(This post was written a while ago, but I forgot to publish it at the time. Sorry about that. I’m catching up slowly.)
All I’m aware of is a look of gape-mouthed horror on Liv’s face. However, apparently she just had her bikini bottoms pulled down to her knees by a particularly large wave. Thankfully she managed to catch hold of them and hoist them back up before anyone saw anything. (We think …)
In an attempt to save our modesty while we keep cool, we do as the Italians do and sit at the breaker line on the shore while we chat. This turns out to be not such a great idea, either. The water is too rough today and it’s kicking the pebbles into a frenzy. Every time a wave breaks over us we end up with more and more stones piled in our bikini bottoms. On the plus side, our arses are being beautifully exfoliated, but (a big minus), as soon as we stand up we look like we’ve done large, lumpy poos in our knickers. We dive, red-faced, into the waves, holding bikinis up with one hand and fishing stones out with the other. Oh, the glamour.
For the rest of the day it’s playing it safe with sunbathing and people-watching. A mum and her toddler son walk across the beach in front of me. Or, rather, he barrels towards the waves while she ambles behind, rapt in a phone conversation. Mum is more aware than she appears, however. Just as her offspring is about to launch himself with gay abandon into waves taller than he is, she kicks off her Crocs, phone still clamped to her ear, and swoops to the edge of the water. With one arm she scoops him up out of harm’s way, while both roundly chastising him for running away and continuing her phone conversation. She grins down at him wriggling at her side as she marches back to their umbrella, not noticing the fact that she’s going through the middle of a volleyball game. The four teenage boys playing eye her with indulgence, and one shouts, ‘wait!’ It’s not clear whether the warning is for his friends or the oblivious woman about to be hit in the face with a ball, but either way it averts disaster. The ball game stops for a moment, and Mama beams and ducks her head in acknowledgment while not changing her course in the slightest.
Five minutes later her son is armbanded and she has abandoned her phone in favour of the waves. Her fuschia-pink Crocs also lie forgotten, just above the tideline, where she kicked them off in her earlier rescue effort. She, meanwhile, is waist-deep in the water, with her son perched on her hip. Both their faces are split with grins a mile wide. The Lido owner’s kids, next to them, dive through the bottom of the waves crashing over their tiny heads. They are burnt black from being on the beach all day, every day, and they emerge sleek as seals from the far side of each breaker, crowing with excitement.

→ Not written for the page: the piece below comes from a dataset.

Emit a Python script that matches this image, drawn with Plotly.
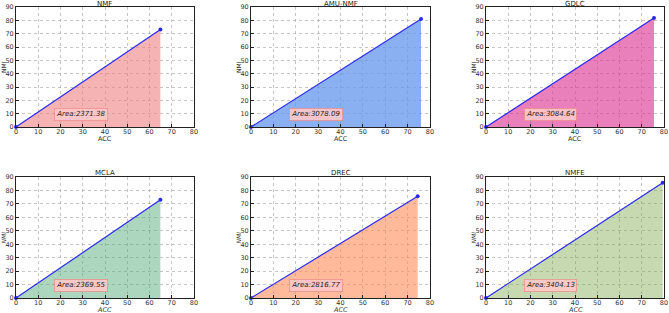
import plotly.graph_objects as go

methods = ["NMF", "AMU-NMF", "GDLC", "MCLA", "DREC", "NMFE"]
acc = [64.9, 76.0, 75.5, 64.9, 74.5, 79.4]
nmi = [73.1, 81.0, 81.7, 73.0, 75.6, 85.7]
area_labels = ["Area:2371.38", "Area:3078.09", "Area:3084.64", "Area:2369.55", "Area:2816.77", "Area:3404.13"]
fill_colors = ["rgba(240,128,128,0.6)", "rgba(100,149,237,0.75)", "rgba(222,60,150,0.65)",
               "rgba(90,175,125,0.5)", "rgba(255,140,90,0.6)", "rgba(130,170,80,0.45)"]
x_ticks = [0, 10, 20, 30, 40, 50, 60, 70, 80]
y_ticks = [0, 10, 20, 30, 40, 50, 60, 70, 80, 90]

W, H = 669, 313
col_px = [(16, 194), (251, 430), (486, 664)]
row_px = [(7, 127), (177, 298)]

fig = go.Figure()
FONT = "DejaVu Sans"
annotations = []
for i, m in enumerate(methods):
    r, c = divmod(i, 3)
    x0, x1 = col_px[c]
    y0, y1 = row_px[r]
    xd = [x0 / W, x1 / W]
    yd = [1 - y1 / H, 1 - y0 / H]
    k = "" if i == 0 else str(i + 1)
    xa = "x" + k
    ya = "y" + k
    fig.add_trace(go.Scatter(
        x=[0, acc[i]], y=[0, nmi[i]], mode="lines+markers",
        line=dict(color="#2a2aee", width=1.2),
        marker=dict(color="#2a2aee", size=4),
        fill="tozeroy", fillcolor=fill_colors[i],
        xaxis=xa, yaxis=ya, showlegend=False, cliponaxis=False))
    ax = dict(domain=xd, range=[0, 80], tickvals=x_ticks, showgrid=True,
              gridcolor="rgba(150,150,150,0.55)", griddash="3px,3px", gridwidth=0.7,
              showline=True, linecolor="#222", linewidth=1, mirror=True,
              ticks="inside", ticklen=3, tickcolor="#222", zeroline=False,
              tickfont=dict(size=6.5, family=FONT, color="#333"), ticklabelstandoff=-2,
              anchor=ya, fixedrange=True, automargin=False)
    ay = dict(domain=yd, range=[0, 90], tickvals=y_ticks, showgrid=True,
              gridcolor="rgba(150,150,150,0.55)", griddash="3px,3px", gridwidth=0.7,
              showline=True, linecolor="#222", linewidth=1, mirror=True,
              ticks="inside", ticklen=3, tickcolor="#222", zeroline=False,
              tickfont=dict(size=6.5, family=FONT, color="#333"),
              anchor=xa, fixedrange=True, automargin=False)
    fig.layout["xaxis" + k] = ax
    fig.layout["yaxis" + k] = ay
    it0, it1 = ("<i>", "</i>") if r == 1 else ("", "")
    tcy = max(y0 - 4, 4)
    annotations.append(dict(text=m, x=(xd[0] + xd[1]) / 2, y=1 - tcy / H,
                            xref="paper", yref="paper", xanchor="center", yanchor="middle",
                            showarrow=False, font=dict(size=7, family=FONT, color="#222")))
    annotations.append(dict(text=it0 + "ACC" + it1, x=(xd[0] + xd[1]) / 2, y=1 - (y1 + 12) / H,
                            xref="paper", yref="paper", xanchor="center", yanchor="middle",
                            showarrow=False, font=dict(size=6.5, family=FONT, color="#333")))
    annotations.append(dict(text=it0 + "NMI" + it1, x=(x0 - 13) / W, y=(yd[0] + yd[1]) / 2,
                            xref="paper", yref="paper", xanchor="center", yanchor="middle",
                            textangle=-90, showarrow=False,
                            font=dict(size=6, family=FONT, color="#333")))
    annotations.append(dict(text="<i>" + area_labels[i] + "</i>", x=17, y=9, xref=xa, yref=ya,
                            xanchor="left", yanchor="middle", showarrow=False,
                            bgcolor="rgba(255,200,200,0.9)", bordercolor="rgba(235,130,130,0.8)",
                            borderwidth=0.8, borderpad=1.5,
                            font=dict(size=7, family=FONT, color="#222")))

fig.update_layout(width=W, height=H, margin=dict(l=0, r=0, t=0, b=0, autoexpand=False),
                  paper_bgcolor="white", plot_bgcolor="white",
                  annotations=annotations)
fig.write_html("out.html", config={"displayModeBar": False},
               post_script="document.body.style.margin='0';document.body.style.overflow='hidden';")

I’m disturbed from my people-watching by the feeling that I, in turn, am being watched. There’s a small boy standing by my feet, eyeing the bag of crisps that Liv bought earlier and which lie, half-eaten, between us. Having caught my eye, he grins and points at them. His mum, meanwhile, is sitting five feet away, gazing in curiosity at the brazen scene unfolding. I ask him in broken Italian whether mamma will approve of him eating crisps. Mamma shrugs and gives me a sheepish smile. I laugh and offer him the bag, from which he takes one and toddles back to his towel, apparently satisfied. 30 seconds later, however, he’s back again. This time he’s braver and comes up next to me before staring pointedly. On the third go round he sits down and just dives straight into the bag. He’s probably doing us a favour by stopping us from eating them. If the sea is going to continue stealing our bikinis, at least our bottoms will be trim when we flash them to the world.